Für Festintendant Michael Kaufmann erfüllen die zahlreichen Programmpunkte den Wunsch, "die Kunst dieser Zeit sprechen zu lassen und zu zeigen, wie breit und vielfältig die Kunst der 20er Jahre war".

Dabei belässt es das diesjährige Weill-Fest nicht bei einer musealen Retrospektive, sondern stellt lebendige Bezüge her zwischen der Zeit der Weimarer Republik und Heute. Dafür stehe nicht zuletzt das Ensemble Modern, das als diesjähriger Artist in Residence heute Nachmittag erstmals in einem Festivalcafé zu erleben ist und in den kommenden Tagen drei Konzerte in ganz unterschiedlichen Besetzungen bestreitet. Es ist übrigens nicht das erste Mal, dass die renommierten Musiker beim Weill-Fest in Dessau zu erleben sind.

Als eine Selbstverständlichkeit bezeichnete auch Generalintendant André Bücker die Beschäftigung mit dem Werk Kurt Weills. "Es ist eine wunderschöne und notwendige Aufgabe eines Stadttheaters in der Geburtsstadt Weills sein Werk zum elementaren Bestandteil des Spielplans zu machen und dabei immer wieder neue Sichtweisen zu zeigen", sagte er.
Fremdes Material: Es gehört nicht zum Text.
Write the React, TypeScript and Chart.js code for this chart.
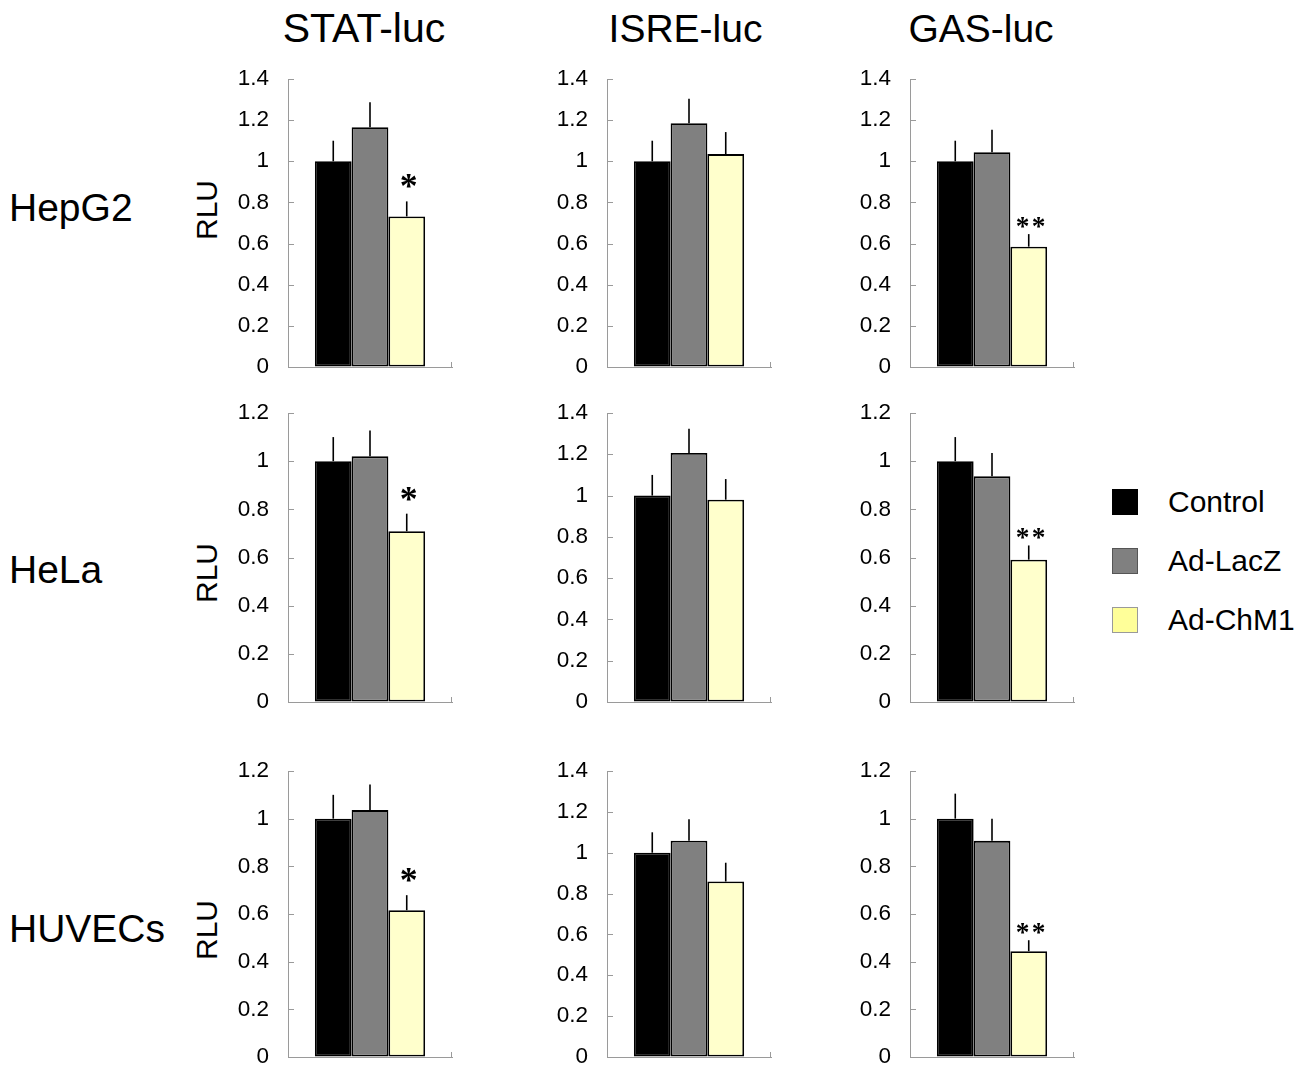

Die Sicht auf einen schmissigen Weill, wie er am Broadway komponierte, demonstriere die Wiederaufnahme des Musicals "One Touch Of Venus", den frühen Weill präsentiert man nun mit "Der Protagonist", der ersten Oper des Dessauer Tonsetzers, für die es am Freitag in seiner Geburtsstadt ein Wiederhören vor mehr als 1 000 Zuschauern gab.